▸ **Written request**: From the listing below, copy only the lines running from the line that contains "Rebuild this diagram" to the line that contains "innovatsiyalarning\\ tarqalishiga ta’sir", both included.

+++ Material for this exercise +++

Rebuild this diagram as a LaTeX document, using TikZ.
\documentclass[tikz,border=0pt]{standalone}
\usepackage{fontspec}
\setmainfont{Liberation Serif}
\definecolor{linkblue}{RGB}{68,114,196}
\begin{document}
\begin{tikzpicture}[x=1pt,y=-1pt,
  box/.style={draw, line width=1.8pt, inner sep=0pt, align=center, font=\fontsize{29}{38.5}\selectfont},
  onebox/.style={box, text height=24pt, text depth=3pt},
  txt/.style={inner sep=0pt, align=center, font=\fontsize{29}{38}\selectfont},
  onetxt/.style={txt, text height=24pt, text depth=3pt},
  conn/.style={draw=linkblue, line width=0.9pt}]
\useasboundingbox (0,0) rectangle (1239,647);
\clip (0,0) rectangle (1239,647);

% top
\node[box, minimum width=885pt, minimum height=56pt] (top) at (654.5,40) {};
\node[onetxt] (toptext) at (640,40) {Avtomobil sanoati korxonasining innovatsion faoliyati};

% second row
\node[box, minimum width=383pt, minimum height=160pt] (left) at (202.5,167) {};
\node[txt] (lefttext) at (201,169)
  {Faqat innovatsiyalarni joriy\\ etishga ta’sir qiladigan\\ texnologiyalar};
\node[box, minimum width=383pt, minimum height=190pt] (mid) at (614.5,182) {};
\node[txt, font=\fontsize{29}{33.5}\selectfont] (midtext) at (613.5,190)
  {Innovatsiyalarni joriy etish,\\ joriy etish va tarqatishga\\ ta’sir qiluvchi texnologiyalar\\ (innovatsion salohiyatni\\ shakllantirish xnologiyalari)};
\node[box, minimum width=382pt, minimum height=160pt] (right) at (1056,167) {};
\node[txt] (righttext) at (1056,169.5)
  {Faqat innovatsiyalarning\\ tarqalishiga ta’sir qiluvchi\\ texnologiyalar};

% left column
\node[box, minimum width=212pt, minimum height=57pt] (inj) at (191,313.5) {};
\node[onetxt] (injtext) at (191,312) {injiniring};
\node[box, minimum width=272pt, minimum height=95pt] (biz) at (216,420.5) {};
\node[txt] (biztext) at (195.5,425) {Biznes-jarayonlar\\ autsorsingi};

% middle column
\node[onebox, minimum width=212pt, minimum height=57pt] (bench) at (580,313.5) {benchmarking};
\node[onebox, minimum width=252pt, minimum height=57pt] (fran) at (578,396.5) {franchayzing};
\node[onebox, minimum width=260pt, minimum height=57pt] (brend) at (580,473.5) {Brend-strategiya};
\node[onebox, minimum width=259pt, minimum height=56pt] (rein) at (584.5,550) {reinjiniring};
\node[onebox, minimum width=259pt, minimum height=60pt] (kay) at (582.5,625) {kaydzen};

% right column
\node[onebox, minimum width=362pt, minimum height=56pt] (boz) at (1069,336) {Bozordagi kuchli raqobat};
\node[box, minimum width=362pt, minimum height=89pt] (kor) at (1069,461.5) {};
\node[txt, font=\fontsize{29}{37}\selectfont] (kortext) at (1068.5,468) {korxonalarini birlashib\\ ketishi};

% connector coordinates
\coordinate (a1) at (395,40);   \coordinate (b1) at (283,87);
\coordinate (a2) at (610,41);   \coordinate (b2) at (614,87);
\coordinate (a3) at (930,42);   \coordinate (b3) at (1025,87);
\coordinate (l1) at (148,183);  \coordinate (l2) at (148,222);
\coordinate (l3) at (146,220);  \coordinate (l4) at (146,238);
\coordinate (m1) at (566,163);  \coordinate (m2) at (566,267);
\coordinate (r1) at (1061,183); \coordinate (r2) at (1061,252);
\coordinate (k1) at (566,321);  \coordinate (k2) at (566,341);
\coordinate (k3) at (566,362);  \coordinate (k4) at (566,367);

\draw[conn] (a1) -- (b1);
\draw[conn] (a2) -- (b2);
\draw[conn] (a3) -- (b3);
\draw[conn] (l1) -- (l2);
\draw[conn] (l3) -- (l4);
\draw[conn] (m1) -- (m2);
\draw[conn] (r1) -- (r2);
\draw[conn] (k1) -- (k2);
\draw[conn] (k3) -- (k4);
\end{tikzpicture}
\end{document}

+++
+++ Material for this exercise +++

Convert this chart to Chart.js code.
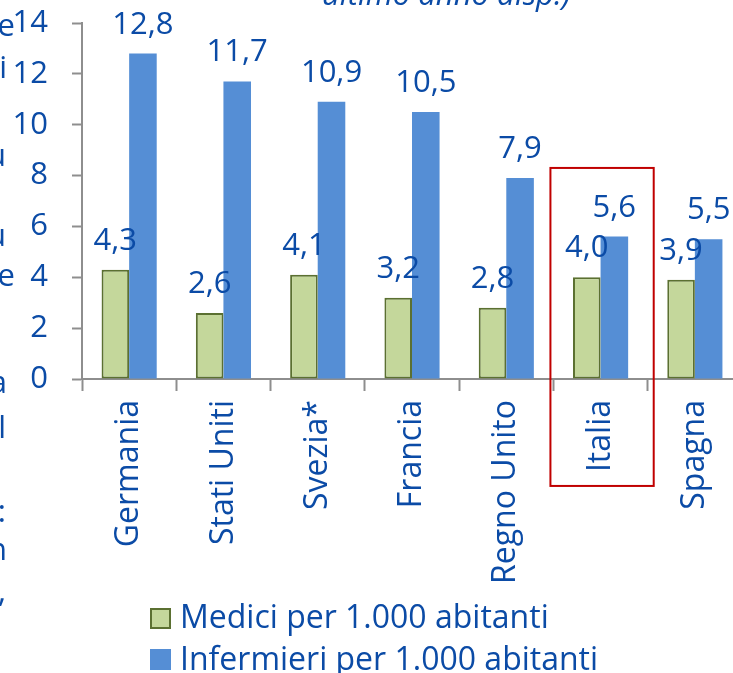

+++

▸ **Correct output**:
Rebuild this diagram as a LaTeX document, using TikZ.
\documentclass[tikz,border=0pt]{standalone}
\usepackage{fontspec}
\setmainfont{Liberation Serif}
\definecolor{linkblue}{RGB}{68,114,196}
\begin{document}
\begin{tikzpicture}[x=1pt,y=-1pt,
  box/.style={draw, line width=1.8pt, inner sep=0pt, align=center, font=\fontsize{29}{38.5}\selectfont},
  onebox/.style={box, text height=24pt, text depth=3pt},
  txt/.style={inner sep=0pt, align=center, font=\fontsize{29}{38}\selectfont},
  onetxt/.style={txt, text height=24pt, text depth=3pt},
  conn/.style={draw=linkblue, line width=0.9pt}]
\useasboundingbox (0,0) rectangle (1239,647);
\clip (0,0) rectangle (1239,647);

% top
\node[box, minimum width=885pt, minimum height=56pt] (top) at (654.5,40) {};
\node[onetxt] (toptext) at (640,40) {Avtomobil sanoati korxonasining innovatsion faoliyati};

% second row
\node[box, minimum width=383pt, minimum height=160pt] (left) at (202.5,167) {};
\node[txt] (lefttext) at (201,169)
  {Faqat innovatsiyalarni joriy\\ etishga ta’sir qiladigan\\ texnologiyalar};
\node[box, minimum width=383pt, minimum height=190pt] (mid) at (614.5,182) {};
\node[txt, font=\fontsize{29}{33.5}\selectfont] (midtext) at (613.5,190)
  {Innovatsiyalarni joriy etish,\\ joriy etish va tarqatishga\\ ta’sir qiluvchi texnologiyalar\\ (innovatsion salohiyatni\\ shakllantirish xnologiyalari)};
\node[box, minimum width=382pt, minimum height=160pt] (right) at (1056,167) {};
\node[txt] (righttext) at (1056,169.5)
  {Faqat innovatsiyalarning\\ tarqalishiga ta’sir qiluvchi\\ texnologiyalar};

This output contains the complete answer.